## start Extracted records
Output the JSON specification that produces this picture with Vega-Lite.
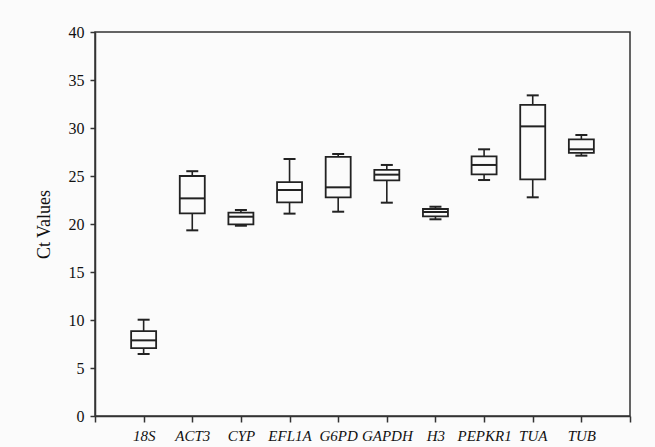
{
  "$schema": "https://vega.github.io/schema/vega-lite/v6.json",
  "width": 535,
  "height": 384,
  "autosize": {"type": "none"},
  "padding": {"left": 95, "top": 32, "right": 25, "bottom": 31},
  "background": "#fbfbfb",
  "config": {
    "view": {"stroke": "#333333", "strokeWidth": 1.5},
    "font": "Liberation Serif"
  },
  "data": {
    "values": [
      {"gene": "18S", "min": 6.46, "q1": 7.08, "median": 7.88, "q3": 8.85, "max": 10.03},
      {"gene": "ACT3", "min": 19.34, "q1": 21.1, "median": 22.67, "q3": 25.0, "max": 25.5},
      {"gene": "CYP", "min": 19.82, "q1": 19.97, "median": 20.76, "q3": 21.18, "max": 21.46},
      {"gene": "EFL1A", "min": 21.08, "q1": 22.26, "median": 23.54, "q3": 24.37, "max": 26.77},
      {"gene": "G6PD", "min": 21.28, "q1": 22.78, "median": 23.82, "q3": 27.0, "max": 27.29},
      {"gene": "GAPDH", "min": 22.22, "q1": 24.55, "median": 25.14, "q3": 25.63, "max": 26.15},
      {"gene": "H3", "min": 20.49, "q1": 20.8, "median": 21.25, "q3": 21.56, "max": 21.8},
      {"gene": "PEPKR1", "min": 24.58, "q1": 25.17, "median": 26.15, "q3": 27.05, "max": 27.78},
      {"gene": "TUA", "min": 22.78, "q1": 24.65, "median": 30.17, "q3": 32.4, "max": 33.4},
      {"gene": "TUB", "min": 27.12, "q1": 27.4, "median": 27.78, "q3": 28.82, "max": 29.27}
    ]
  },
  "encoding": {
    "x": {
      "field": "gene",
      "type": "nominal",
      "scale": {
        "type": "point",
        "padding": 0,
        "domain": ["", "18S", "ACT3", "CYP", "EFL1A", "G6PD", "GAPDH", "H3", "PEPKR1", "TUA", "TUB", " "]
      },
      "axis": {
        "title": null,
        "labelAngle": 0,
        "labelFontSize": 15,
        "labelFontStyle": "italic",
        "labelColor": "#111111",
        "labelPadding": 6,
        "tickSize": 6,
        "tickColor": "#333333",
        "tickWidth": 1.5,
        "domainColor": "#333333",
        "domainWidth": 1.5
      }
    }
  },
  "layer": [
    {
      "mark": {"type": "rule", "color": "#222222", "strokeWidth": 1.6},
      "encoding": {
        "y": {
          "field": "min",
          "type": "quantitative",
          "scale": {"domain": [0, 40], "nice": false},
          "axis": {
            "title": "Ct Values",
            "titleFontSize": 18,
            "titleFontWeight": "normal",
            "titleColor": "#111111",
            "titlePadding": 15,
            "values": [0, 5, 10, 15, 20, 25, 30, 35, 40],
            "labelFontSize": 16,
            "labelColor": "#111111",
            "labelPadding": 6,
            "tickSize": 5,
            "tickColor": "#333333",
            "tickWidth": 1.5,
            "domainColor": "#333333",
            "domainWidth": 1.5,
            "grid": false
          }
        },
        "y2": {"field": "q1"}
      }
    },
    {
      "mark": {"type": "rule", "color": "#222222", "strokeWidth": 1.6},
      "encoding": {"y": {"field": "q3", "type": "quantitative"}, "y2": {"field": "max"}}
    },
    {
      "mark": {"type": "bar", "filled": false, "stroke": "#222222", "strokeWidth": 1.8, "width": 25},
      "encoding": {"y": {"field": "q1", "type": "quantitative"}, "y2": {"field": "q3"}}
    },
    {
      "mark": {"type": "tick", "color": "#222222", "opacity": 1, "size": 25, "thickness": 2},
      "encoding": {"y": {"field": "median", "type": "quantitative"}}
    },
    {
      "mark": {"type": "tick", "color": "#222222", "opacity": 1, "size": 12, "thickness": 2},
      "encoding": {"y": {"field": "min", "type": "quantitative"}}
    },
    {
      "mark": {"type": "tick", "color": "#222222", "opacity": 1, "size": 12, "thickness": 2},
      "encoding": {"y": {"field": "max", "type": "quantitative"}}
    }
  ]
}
## end Extracted records
## start Extracted records
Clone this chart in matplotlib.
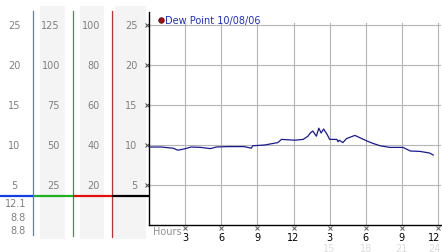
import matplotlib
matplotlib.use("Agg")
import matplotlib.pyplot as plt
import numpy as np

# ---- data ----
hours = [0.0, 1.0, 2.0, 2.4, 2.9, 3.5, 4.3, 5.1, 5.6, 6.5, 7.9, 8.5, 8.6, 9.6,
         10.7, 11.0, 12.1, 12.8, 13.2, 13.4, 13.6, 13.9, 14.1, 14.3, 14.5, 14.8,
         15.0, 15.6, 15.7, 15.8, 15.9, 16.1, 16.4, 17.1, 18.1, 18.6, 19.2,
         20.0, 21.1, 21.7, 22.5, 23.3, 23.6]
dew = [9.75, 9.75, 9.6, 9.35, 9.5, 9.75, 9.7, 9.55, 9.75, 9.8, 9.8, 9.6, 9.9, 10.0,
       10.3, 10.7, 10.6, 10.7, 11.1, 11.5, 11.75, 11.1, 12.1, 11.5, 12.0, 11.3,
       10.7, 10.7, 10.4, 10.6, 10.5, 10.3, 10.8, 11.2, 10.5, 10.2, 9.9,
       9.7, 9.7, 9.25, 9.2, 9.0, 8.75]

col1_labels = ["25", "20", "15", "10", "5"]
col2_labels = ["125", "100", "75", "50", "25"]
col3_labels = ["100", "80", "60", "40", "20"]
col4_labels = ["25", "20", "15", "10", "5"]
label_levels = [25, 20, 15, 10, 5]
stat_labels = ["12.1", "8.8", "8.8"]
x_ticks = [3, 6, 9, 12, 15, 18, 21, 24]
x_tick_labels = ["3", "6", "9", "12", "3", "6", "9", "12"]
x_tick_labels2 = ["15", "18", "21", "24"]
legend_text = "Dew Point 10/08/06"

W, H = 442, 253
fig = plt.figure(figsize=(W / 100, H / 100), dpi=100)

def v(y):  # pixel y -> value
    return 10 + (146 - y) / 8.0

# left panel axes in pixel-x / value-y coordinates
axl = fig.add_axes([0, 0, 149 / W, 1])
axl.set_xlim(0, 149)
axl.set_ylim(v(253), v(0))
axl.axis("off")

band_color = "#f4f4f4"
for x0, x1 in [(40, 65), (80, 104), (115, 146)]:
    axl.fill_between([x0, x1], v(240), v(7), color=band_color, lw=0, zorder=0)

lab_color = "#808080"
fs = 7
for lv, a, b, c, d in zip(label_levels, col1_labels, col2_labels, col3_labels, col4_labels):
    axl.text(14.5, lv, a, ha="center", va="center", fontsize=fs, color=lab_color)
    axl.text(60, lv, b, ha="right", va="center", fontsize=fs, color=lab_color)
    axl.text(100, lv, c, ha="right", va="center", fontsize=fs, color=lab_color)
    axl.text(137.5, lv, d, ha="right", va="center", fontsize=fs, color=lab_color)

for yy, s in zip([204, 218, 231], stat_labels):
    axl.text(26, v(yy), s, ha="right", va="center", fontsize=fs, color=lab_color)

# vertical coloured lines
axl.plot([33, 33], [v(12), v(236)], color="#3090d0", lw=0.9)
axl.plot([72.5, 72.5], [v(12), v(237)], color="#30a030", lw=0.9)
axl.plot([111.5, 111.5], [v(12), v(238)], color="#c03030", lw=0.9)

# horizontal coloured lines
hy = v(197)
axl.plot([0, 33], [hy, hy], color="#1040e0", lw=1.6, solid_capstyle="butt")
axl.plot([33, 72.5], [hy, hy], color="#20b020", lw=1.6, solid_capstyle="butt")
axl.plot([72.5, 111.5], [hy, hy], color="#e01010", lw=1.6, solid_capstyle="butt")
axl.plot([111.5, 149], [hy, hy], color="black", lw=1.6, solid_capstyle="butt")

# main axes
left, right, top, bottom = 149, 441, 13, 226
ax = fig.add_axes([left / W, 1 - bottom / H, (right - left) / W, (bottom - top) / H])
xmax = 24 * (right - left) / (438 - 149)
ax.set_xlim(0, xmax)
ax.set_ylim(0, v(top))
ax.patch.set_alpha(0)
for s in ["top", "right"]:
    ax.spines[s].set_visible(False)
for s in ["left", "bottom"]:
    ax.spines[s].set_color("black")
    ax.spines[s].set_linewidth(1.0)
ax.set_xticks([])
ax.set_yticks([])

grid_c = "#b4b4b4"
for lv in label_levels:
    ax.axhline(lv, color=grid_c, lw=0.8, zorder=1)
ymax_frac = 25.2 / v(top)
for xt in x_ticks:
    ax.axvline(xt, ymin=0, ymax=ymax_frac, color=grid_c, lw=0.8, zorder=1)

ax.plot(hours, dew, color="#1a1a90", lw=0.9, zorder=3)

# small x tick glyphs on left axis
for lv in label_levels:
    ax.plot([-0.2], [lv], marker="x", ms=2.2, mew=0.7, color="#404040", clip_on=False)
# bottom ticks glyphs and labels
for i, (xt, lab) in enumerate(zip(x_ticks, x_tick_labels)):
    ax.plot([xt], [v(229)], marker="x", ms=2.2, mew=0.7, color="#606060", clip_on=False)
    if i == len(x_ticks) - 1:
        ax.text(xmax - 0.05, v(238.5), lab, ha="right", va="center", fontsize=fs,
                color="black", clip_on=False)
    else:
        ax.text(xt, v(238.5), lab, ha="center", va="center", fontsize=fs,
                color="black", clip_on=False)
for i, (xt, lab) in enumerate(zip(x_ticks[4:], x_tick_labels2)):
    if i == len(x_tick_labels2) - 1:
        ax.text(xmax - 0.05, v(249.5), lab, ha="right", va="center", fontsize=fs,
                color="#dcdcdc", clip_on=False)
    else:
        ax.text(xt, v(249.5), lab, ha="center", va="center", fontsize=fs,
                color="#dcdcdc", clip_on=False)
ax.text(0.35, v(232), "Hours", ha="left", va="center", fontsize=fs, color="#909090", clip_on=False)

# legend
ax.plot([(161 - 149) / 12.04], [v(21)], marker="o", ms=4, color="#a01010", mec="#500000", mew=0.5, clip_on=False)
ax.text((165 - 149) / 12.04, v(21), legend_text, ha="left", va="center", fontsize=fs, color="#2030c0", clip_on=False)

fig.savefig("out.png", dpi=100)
## end Extracted records
§ **Problem to work on**
Start at the line above containing "Clone this chart in matplotlib." and stop at the line containing "9.7, 9.7, 9.25, 9.2, 9.0, 8.75]": print those lines and everything between them exactly, but not the pictures.

§ **Answer to this task**
Clone this chart in matplotlib.
import matplotlib
matplotlib.use("Agg")
import matplotlib.pyplot as plt
import numpy as np

# ---- data ----
hours = [0.0, 1.0, 2.0, 2.4, 2.9, 3.5, 4.3, 5.1, 5.6, 6.5, 7.9, 8.5, 8.6, 9.6,
         10.7, 11.0, 12.1, 12.8, 13.2, 13.4, 13.6, 13.9, 14.1, 14.3, 14.5, 14.8,
         15.0, 15.6, 15.7, 15.8, 15.9, 16.1, 16.4, 17.1, 18.1, 18.6, 19.2,
         20.0, 21.1, 21.7, 22.5, 23.3, 23.6]
dew = [9.75, 9.75, 9.6, 9.35, 9.5, 9.75, 9.7, 9.55, 9.75, 9.8, 9.8, 9.6, 9.9, 10.0,
       10.3, 10.7, 10.6, 10.7, 11.1, 11.5, 11.75, 11.1, 12.1, 11.5, 12.0, 11.3,
       10.7, 10.7, 10.4, 10.6, 10.5, 10.3, 10.8, 11.2, 10.5, 10.2, 9.9,
       9.7, 9.7, 9.25, 9.2, 9.0, 8.75]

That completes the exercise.